Scymnodon ringens

Author: Bocage and Capello, 1864

Field Marks:
Black coloration, small dorsal fin spines, no anal fin, short snout, small lanceolate teeth without cusplets in upper jaw and huge high, knife-cusped cutting teeth in lower jaw, mouth very wide and broadly arched, caudal fin with weak subterminal notch and no lower lobe.

Diagnostic Features:
Head rather thick and high; snout broad and short, preoral length less than mouth width and less than distance from lower symphysis to first gill slits; mouth very wide, rather long and broadly arched; postoral grooves very short, much shorter than upper labial furrows; gill slits rather long, longest over half eye length. Pectoral fins narrow and leaf-shaped; apices of pectoral fins nearly reaching base of first dorsal spine; caudal fin with a weak subterminal notch and no lower lobe. Lateral trunk denticles without cross-ridges on crowns. Caudal peduncle short, distance from second dorsal base to upper caudal origin about half second dorsal base.

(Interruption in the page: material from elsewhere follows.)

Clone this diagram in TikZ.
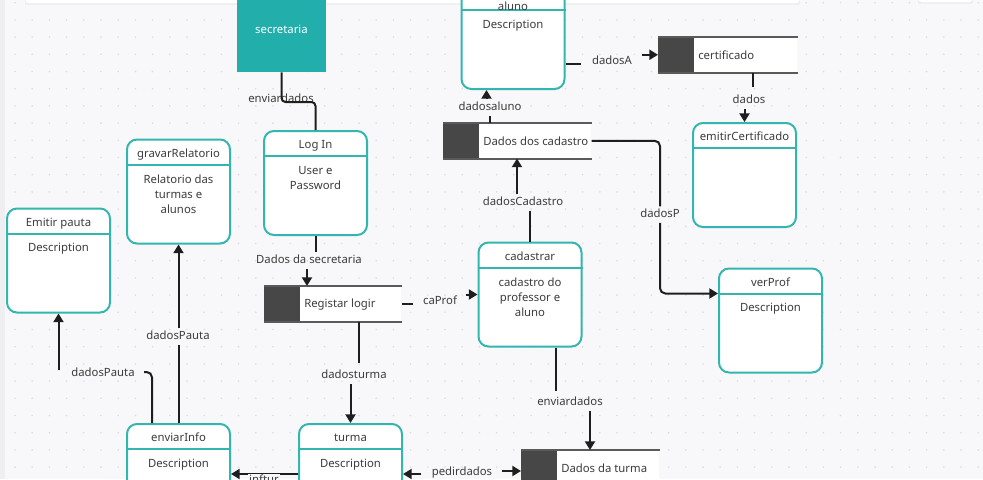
\documentclass[tikz,border=0pt]{standalone}
\usepackage{fontspec}
\setmainfont{Noto Sans}
\usetikzlibrary{arrows.meta,positioning,calc}
\definecolor{canvas}{HTML}{F8F8FA}
\definecolor{griddot}{HTML}{DCDCE2}
\definecolor{leftstrip}{HTML}{EFEFF2}
\definecolor{tealline}{HTML}{33B5B0}
\definecolor{tealfill}{HTML}{22AEAA}
\definecolor{darkblock}{HTML}{474747}
\definecolor{storegray}{HTML}{5A5A5A}
\definecolor{flowline}{HTML}{1E1E1E}
\definecolor{textgray}{HTML}{3C3C3C}

\begin{document}
\begin{tikzpicture}[x=0.75pt,y=-0.75pt,
	every node/.style={font=\fontsize{8.5}{11.25}\selectfont, text=textgray},
	procbox/.style={draw=tealline, line width=1.5pt, rounded corners=7.5pt, fill=white, minimum width=77.25pt, minimum height=78pt, inner sep=0pt},
	headline/.style={draw=tealline, line width=1.5pt},
	boxtitle/.style={inner sep=0pt, text height=6.2pt, text depth=1.8pt, yshift=-2pt},
	boxbody/.style={align=center, anchor=north, inner sep=0pt, yshift=-2pt},
	extent/.style={fill=tealfill, minimum width=66.75pt, minimum height=64.5pt, inner sep=0pt},
	storebox/.style={fill=white, minimum height=26.25pt, inner sep=0pt, anchor=north west},
	storeline/.style={draw=storegray, line width=1.5pt},
	storetext/.style={anchor=west, inner sep=0pt, yshift=-0.5pt},
	flow/.style={draw=flowline, line width=1.5pt},
	arr/.style={flow, -{Triangle[length=6.5pt,width=7.5pt]}},
	flowlabel/.style={inner sep=2pt, text height=6.2pt, text depth=1.8pt, yshift=-2pt}]
	\useasboundingbox (0,0) rectangle (983,479);
	\clip (0,0) rectangle (983,479);
	\fill[canvas] (0,0) rectangle (983,479);
	\fill[leftstrip] (0,0) rectangle (5,479);
	\foreach \i in {0,...,56}{
		\foreach \j in {0,...,27}{
			\fill[griddot] (15+17.2*\i,2.7+17.2*\j) circle (0.9);
		}
	}
	\fill[leftstrip] (25,-10) rectangle (800,5);
	\fill[white, rounded corners=3pt] (25,-10) rectangle (800,3);
	\fill[leftstrip] (918,-10) rectangle (973,4);
	\fill[white, rounded corners=3pt] (918,-10) rectangle (973,2);

	\node[extent] (sec) at (281.5,29) {};
	\node[text=white] (sec-t) at (sec) {secretaria};

	\foreach \n/\x/\y/\t/\b in {
		login/315.5/183/{Log In}/{User e\\Password},
		grav/178.5/191.5/gravarRelatorio/{Relatorio das\\turmas e\\alunos},
		epauta/58.5/260.5/{Emitir pauta}/Description,
		cad/530/294.5/cadastrar/{cadastro do\\professor e\\aluno},
		verprof/770.5/320.5/verProf/Description,
		emit/744.5/175/emitirCertificado/{},
		envinfo/178.5/476/enviarInfo/Description,
		turma/350.5/476/turma/Description}{
		\node[procbox] (\n) at (\x,\y) {};
		\draw[headline] ($(\n.north west)+(0,26)$) -- ($(\n.north east)+(0,26)$);
		\node[boxtitle] (\n-t) at ($(\n.north)+(0,13)$) {\t};
		\node[boxbody] (\n-b) at ($(\n.north)+(0,33)$) {\b};
	}
	\node[procbox] (aluno) at (513,37) {};
	\draw[headline] ($(aluno.north west)+(0,26)$) -- ($(aluno.north east)+(0,26)$);
	\node[boxtitle] (aluno-t) at ($(aluno.north)+(0,21)$) {aluno};
	\node[boxbody] (aluno-b) at ($(aluno.north)+(0,33)$) {Description};

	\foreach \n/\x/\y/\w/\t in {
		reg/264/286/102.75/Registar logir,
		dcad/443/123/111/Dados dos cadastro,
		cert/658/37/104.25/certificado,
		dtur/521/450/103.5/Dados da turma}{
		\node[storebox, minimum width=\w pt] (\n) at (\x,\y) {};
		\fill[darkblock] (\n.north west) rectangle ($(\n.south west)+(36,0)$);
		\draw[storeline] (\n.north west) -- (\n.north east) (\n.south west) -- (\n.south east);
		\node[storetext] (\n-t) at ($(\n.west)+(40,0)$) {\t};
	}

	\node[flowlabel] (l-env1) at (281,97) {enviardados};
	\node[flowlabel] (l-dsec) at (309,258) {Dados da secretaria};
	\node[flowlabel] (l-caprof) at (440,299) {caProf};
	\node[flowlabel] (l-dcad) at (523,200) {dadosCadastro};
	\node[flowlabel] (l-daluno) at (490,105) {dadosaluno};
	\node[flowlabel] (l-dadosa) at (612,59) {dadosA};
	\node[flowlabel] (l-dados) at (749,98) {dados};
	\node[flowlabel] (l-dadosp) at (660,212) {dadosP};
	\node[flowlabel] (l-env2) at (570,400) {enviardados};
	\node[flowlabel] (l-pedir) at (462,469.5) {pedirdados};
	\node[flowlabel] (l-dturma) at (354,373) {dadosturma};
	\node[flowlabel] (l-dp1) at (178,334) {dadosPauta};
	\node[flowlabel] (l-dp2) at (103,371) {dadosPauta};

	\draw[flow, rounded corners=3pt] (sec.south) |- ($(login.north)+(0,-28)$) -- (login.north);
	\draw[flow] (login.south) -- (login.south |- l-dsec.north);
	\coordinate (reg-in) at ($(reg.north west)+(43,0)$);
	\draw[arr] (reg-in |- l-dsec.south) -- (reg-in);
	\draw[flow] (reg.east) -- ++(11,0);
	\draw[arr] ($(cad.west)+(-12,0)$) -- (cad.west);
	\draw[flow] (cad.north) -- (cad.north |- l-dcad.south);
	\coordinate (dcad-in) at ($(dcad.south west)+(74,0)$);
	\draw[arr] (dcad-in |- l-dcad.north) -- (dcad-in);
	\draw[flow] ($(dcad.north west)+(47,0)$) -- ++(0,-7);
	\coordinate (aluno-in) at ($(aluno.south west)+(26,0)$);
	\draw[arr] (aluno-in |- l-daluno.north) -- (aluno-in);
	\draw[flow] ($(aluno.south east)+(0,-26)$) -- ++(15,0);
	\draw[arr] ($(cert.west)+(-16,0)$) -- (cert.west);
	\draw[flow] ($(cert.south west)+(95,0)$) -- ++(0,14);
	\draw[arr] (emit.north |- l-dados.south) -- (emit.north);
	\draw[flow, rounded corners=4pt] (dcad.east) -| (l-dadosp.north);
	\draw[arr, rounded corners=4pt] (l-dadosp.south) |- ($(verprof.north west)+(0,26)$);
	\draw[flow] ($(cad.south)+(26,0)$) -- ++(0,43);
	\coordinate (dtur-in) at ($(dtur.north west)+(69,0)$);
	\draw[arr] (dtur-in |- l-env2.south) -- (dtur-in);
	\coordinate (dtur-left) at ($(dtur.north west)+(0,21)$);
	\draw[arr] ($(dtur-left)+(-19,0)$) -- (dtur-left);
	\coordinate (turma-right) at ($(turma.north east)+(0,51)$);
	\draw[arr] ($(turma-right)+(18,0)$) -- (turma-right);
	\draw[arr] ($(turma.north west)+(0,51)$) -- ($(envinfo.north east)+(0,51)$);
	\node[flowlabel, fill=canvas, inner sep=1pt] (l-inftur) at (264,478) {inftur};
	\draw[flow] ($(reg.south west)+(95,0)$) -- ++(0,41);
	\draw[arr] (turma.north |- l-dturma.south) -- (turma.north);
	\draw[flow] (envinfo.north) -- (envinfo.north |- l-dp1.south);
	\draw[arr] (grav.south |- l-dp1.north) -- (grav.south);
	\draw[flow, rounded corners=4pt] ($(envinfo.north west)+(26,0)$) |- ++(-8,-51);
	\draw[arr] ($(epauta.south)+(0,56)$) -- (epauta.south);
\end{tikzpicture}
\end{document}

Geographical Distribution:
Eastern Atlantic: Atlantic slope from Scotland to Spain, Portugal, Senegal.

Habitat and Biology:
A little-known but not uncommon deepwater, temperate to subtropical shark that is essentially confined to the eastern Atlantic continental slope, on or near the bottom at depths of 200 to 1600 m. Probably ovoviviparous. The immense, triangular, razor-edged lower teeth of this shark suggests that it is a formidable predator, that is capable of attacking and dismembering large prey.

Size:
Maximum total length about 110 cm.

Interest to Fisheries:
Reported as being caught in bottom trawls, with line gear, and with fixed bottom nets in the eastern Atlantic, and utilized dried salted for human consumption and for fishmeal.

Type material:
Holotype: Possible syntype in British Museum (Natural History), BMNH 1867.7.23.3. Type Locality: Off Portugal.